We conclude the trial court did not err in not conducting a separate punishment hearing after adjudicating appellant's guilt. We overrule appellant's first issue.
In his second and third issues, appellant contends the sentence is disproportionate to the offense and violates the United States and Texas Constitutions because the facts of the case do not support a ten-year prison term. Appellant asserts his testimony showed the cause of the violations was in relation to his serious drug addiction, and he should have received drug treatment. The State responds that appellant has failed to preserve his complaint for appellate review and alternatively, the sentence does not violate constitutionally prohibitions against cruel and unusual punishment.

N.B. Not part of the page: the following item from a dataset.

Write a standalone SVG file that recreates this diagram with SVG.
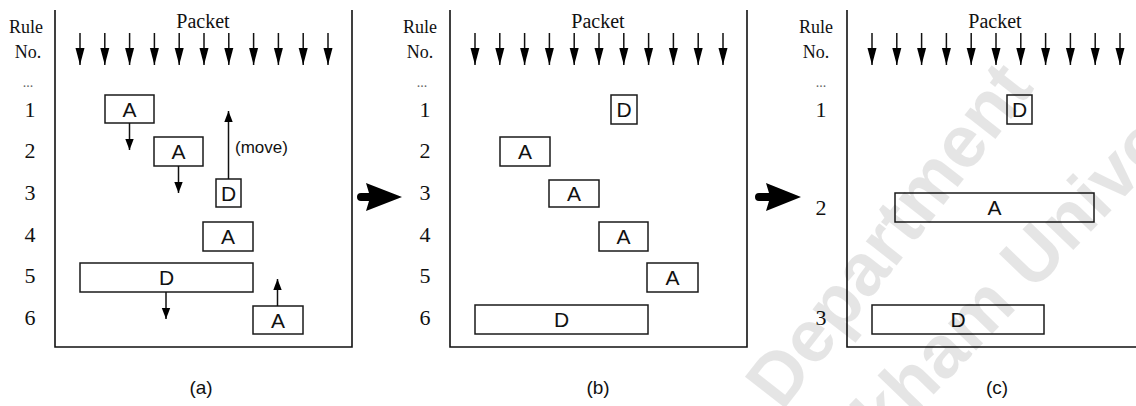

Appellant did not complain about the sentence either at the time it was imposed or in a motion for new trial. See TEX. R. APP. P. 33.1(a)(1); Castaneda v. State, 135 S.W.3d at 723. Thus, appellant has not preserved this issue for appellate review. Moreover, punishment that is assessed within the statutory range for an offense is neither excessive nor unconstitutionally cruel or unusual. Kirk v. State, 949 S.W.2d 769, 772 (Tex. App.—Dallas 1997, pet. ref'd); see also Jackson v. State, 680 S.W.2d 809, 814 (Tex. Crim. App. 1984). Aggravated assault with a deadly weapon is a first-degree felony, punishable by imprisonment for five to ninety-nine years or life and an optional fine not to exceed $10,000. See TEX. PENAL CODE ANN. §§ 12.32, 22.02(b(1)). Appellant's ten-year sentence is at the lower end of the statutory punishment range. We overrule appellant's second and third issues.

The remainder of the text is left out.